Education: Building Understanding Without Oversimplifying

Education can reduce stigma by improving understanding of substance use, stigma, and effective responses - especially where stigma is linked to myths, fear, or inaccurate assumptions (e.g. “it’s a choice”, “stigma deters use”, “people don’t want help”). But education works best when it is active, contextual, and embedded in organisational life.

What education is (and isn’t) 

Education provides evidence‑based information to staff about:

What stigma is and how it harms people and services

The drivers of substance‑related harm (including social and environmental factors)

Evidence‑based treatment and support approaches (e.g. harm reduction, trauma‑informed care)

Education is not just a one‑off lecture. People may learn facts but still act in stigmatising ways unless education connects to real practice, emotions, and organisational norms.

What makes education effective?

High‑quality education includes:

The right content for the audience

Tailor education to:

  • Prior knowledge and roles (frontline staff, managers, commissioners)

  • Real decisions staff make (referrals, eligibility, risk, discharge, safeguarding)

  • The actual stigma problems your organisation has identified

Active learning design

Support learning through:

  • Short exercises and scenarios

  • Interactive myth‑busting that explores the origin of myths and not just repeats them

  • Problem‑solving (“What would you do differently here?”)

Collaborative learning

Where possible, use facilitated discussion and peer reflection.
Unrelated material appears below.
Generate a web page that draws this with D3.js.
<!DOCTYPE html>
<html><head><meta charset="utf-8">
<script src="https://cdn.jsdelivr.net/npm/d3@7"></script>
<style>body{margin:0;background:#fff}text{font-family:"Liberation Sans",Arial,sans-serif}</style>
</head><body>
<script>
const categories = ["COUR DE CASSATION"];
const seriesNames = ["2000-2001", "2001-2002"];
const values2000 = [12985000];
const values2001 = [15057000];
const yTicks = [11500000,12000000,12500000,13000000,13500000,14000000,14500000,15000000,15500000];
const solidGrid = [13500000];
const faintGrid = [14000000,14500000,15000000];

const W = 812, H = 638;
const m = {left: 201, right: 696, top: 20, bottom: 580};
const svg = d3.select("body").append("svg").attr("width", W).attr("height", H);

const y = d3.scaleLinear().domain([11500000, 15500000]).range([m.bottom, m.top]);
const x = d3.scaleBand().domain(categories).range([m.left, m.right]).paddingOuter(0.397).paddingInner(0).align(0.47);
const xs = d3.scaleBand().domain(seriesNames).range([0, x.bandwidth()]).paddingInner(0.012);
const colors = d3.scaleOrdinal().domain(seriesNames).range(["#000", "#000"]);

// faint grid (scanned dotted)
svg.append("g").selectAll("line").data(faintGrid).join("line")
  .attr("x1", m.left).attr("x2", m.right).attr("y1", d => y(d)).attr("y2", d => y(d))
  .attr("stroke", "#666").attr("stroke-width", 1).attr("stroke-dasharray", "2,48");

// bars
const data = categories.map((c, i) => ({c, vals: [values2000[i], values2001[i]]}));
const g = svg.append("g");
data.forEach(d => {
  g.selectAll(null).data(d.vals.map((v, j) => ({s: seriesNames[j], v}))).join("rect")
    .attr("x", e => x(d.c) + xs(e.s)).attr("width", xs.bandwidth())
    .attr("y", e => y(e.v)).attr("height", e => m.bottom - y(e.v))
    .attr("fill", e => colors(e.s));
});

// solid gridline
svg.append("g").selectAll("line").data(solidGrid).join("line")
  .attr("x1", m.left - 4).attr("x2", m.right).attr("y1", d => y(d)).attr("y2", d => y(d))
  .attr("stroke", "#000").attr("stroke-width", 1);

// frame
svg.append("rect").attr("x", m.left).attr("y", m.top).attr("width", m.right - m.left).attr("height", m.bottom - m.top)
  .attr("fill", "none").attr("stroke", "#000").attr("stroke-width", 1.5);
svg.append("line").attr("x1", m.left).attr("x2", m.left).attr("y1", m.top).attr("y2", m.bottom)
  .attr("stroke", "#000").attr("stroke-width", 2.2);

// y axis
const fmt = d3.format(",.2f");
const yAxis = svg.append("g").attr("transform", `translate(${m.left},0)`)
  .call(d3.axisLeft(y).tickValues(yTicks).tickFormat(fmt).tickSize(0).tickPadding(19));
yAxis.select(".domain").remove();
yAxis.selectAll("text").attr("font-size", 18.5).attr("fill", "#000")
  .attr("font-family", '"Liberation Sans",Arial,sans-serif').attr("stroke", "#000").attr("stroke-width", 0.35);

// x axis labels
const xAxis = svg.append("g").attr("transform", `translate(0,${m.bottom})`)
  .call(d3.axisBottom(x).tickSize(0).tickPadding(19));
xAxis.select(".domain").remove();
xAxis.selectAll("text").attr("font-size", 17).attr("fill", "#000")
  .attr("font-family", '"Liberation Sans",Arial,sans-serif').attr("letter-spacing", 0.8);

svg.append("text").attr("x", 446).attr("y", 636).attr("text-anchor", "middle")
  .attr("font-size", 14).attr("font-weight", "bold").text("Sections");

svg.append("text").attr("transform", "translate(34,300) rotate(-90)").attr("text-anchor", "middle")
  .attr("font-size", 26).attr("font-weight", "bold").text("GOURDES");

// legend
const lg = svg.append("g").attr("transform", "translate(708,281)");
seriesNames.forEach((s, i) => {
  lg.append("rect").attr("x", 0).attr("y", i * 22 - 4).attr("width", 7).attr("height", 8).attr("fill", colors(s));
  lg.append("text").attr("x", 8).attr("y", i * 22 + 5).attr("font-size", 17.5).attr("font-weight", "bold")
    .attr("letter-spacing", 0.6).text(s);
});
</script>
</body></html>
Stigma is often shaped by workplace culture - so learning together can shift social norms.

Embedding in the organisation

Education has greater impact when it is:

  • Built into induction and mandatory training

  • Refreshed periodically (e.g. yearly)

  • Integrated into existing routines (team meetings, supervision, case reviews)

A practical education structure (30–45 minutes)

Part 1: What stigma is, and how it shows up here

Part 2: How stigma affects access, engagement, outcomes, and staff

Part 3: What effective support looks and feels like

Part 4: One change to trial immediately

Quick reflection

If you had 20 minutes with your whole team, what is the single most useful misconception you would correct - and what practical behaviour would you link it to?